How involved was the space agency in the creation of the film? “NASA wasn’t involved with this film,” says Lucas. “We’re just putting it out there and we’ll let people come to us if they have any reactions or any comments. It looks really good, so I think that’s what’s going to really impress the viewers.”

Over the last decade or so NASA has gone back and re-transferred some of the film footage, in particular the camera magazines that came off the spacecraft. They transferred a lot of it to 720p, which Lucas says is what’s enabled MagellanTV to produce their documentary. 

“Some 10 years ago 720p was considered HD, and it kind of still is, but filmmakers like me have moved way beyond that. We want 4K, and even larger. We used other material that was 480p and in fact some of the Saturn Five rocket footage was even smaller,” he continues. “We scaled up our computing operation and bought computers that had much bigger crunching power. We also got the highest-end GPUs we could find. Even then I think it was taking something like 30 seconds per frame, all told, with all of our processes.”

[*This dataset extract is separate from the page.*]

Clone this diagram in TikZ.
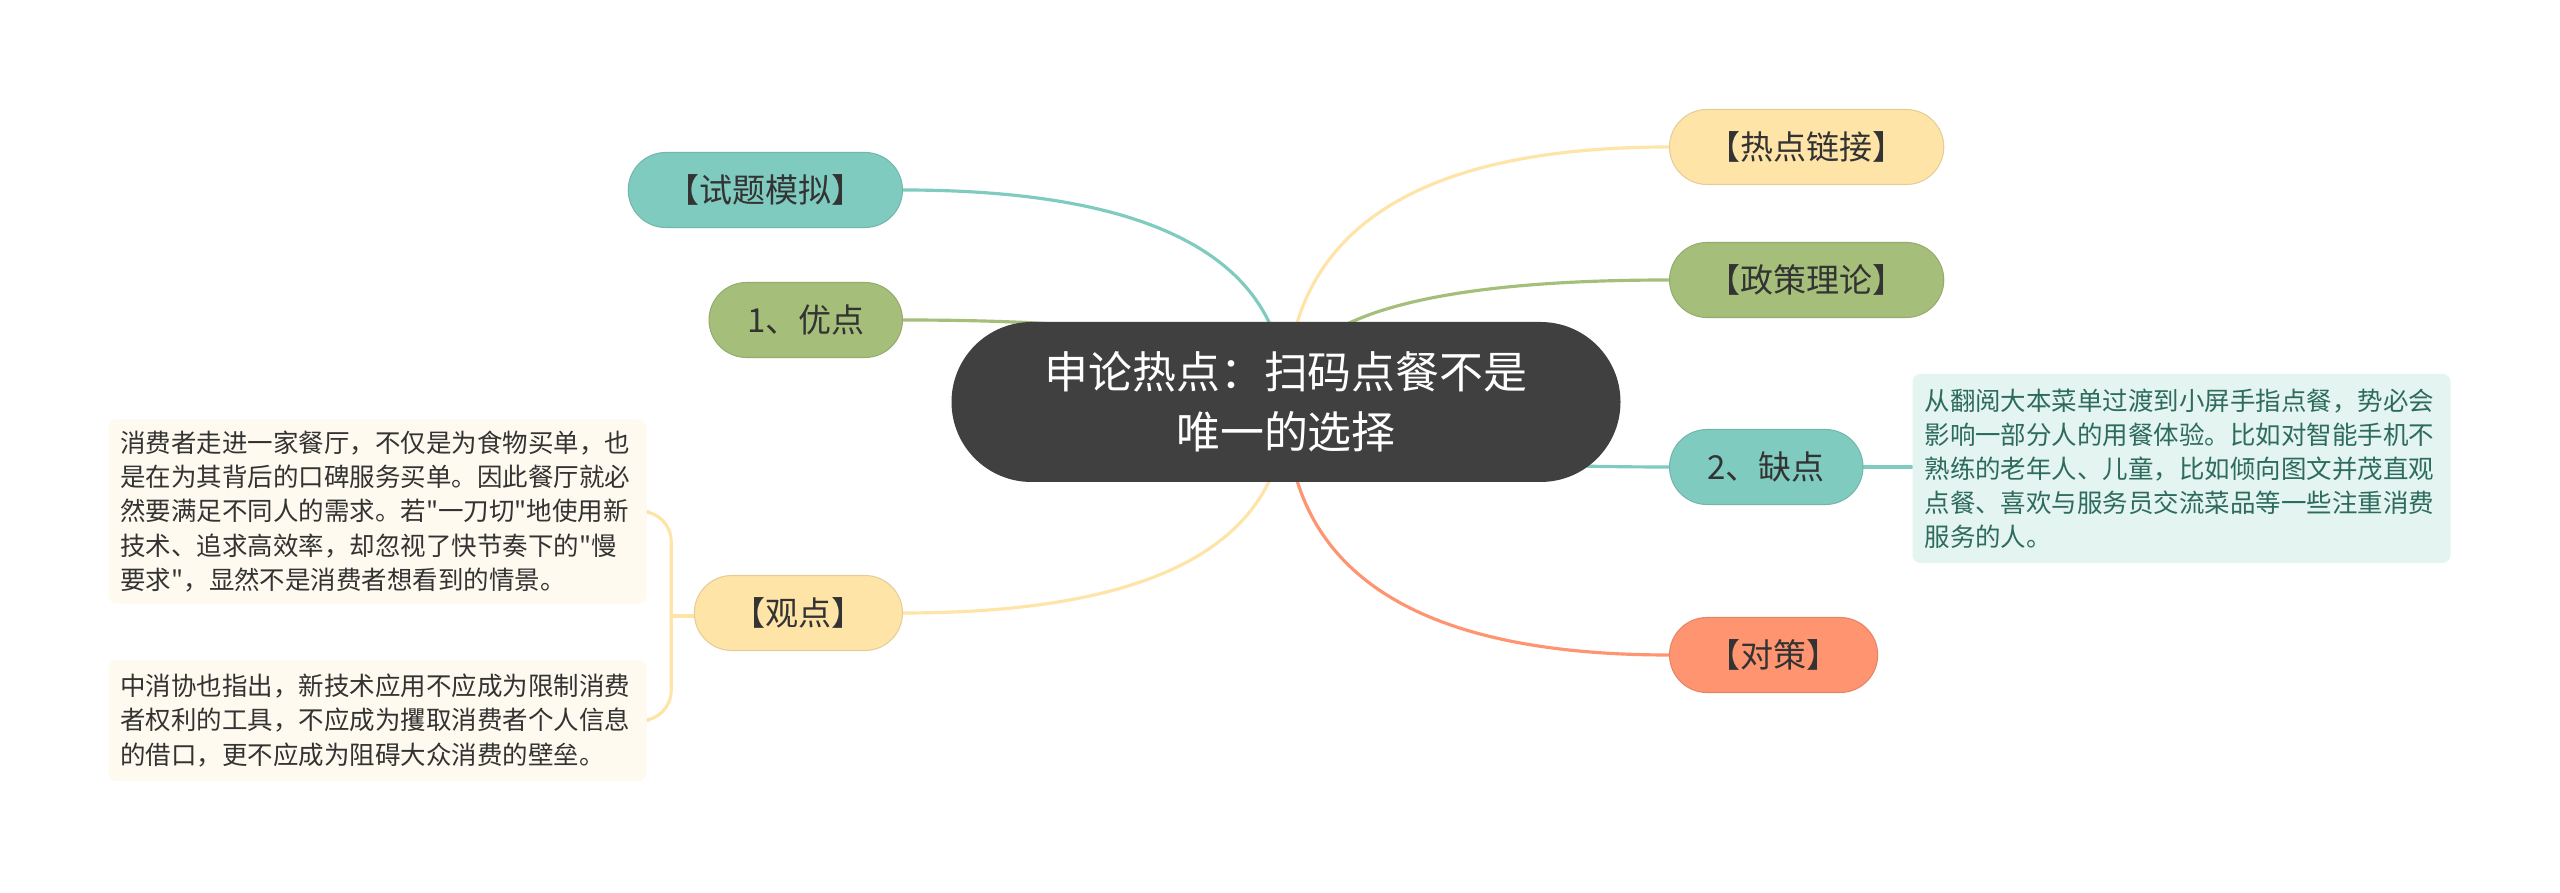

Lucas reports the processing of all the content “took months. This sort of thing you can just set it and let it run for two days, so it’s not that bad,” he laughs. “Of course, you don’t just process what’s in the final film, you have to do much more than that, to get all the correct material that fits together, and you can edit with. It took a number of months to have this and of course, the film had to evolve as well through the editorial process.”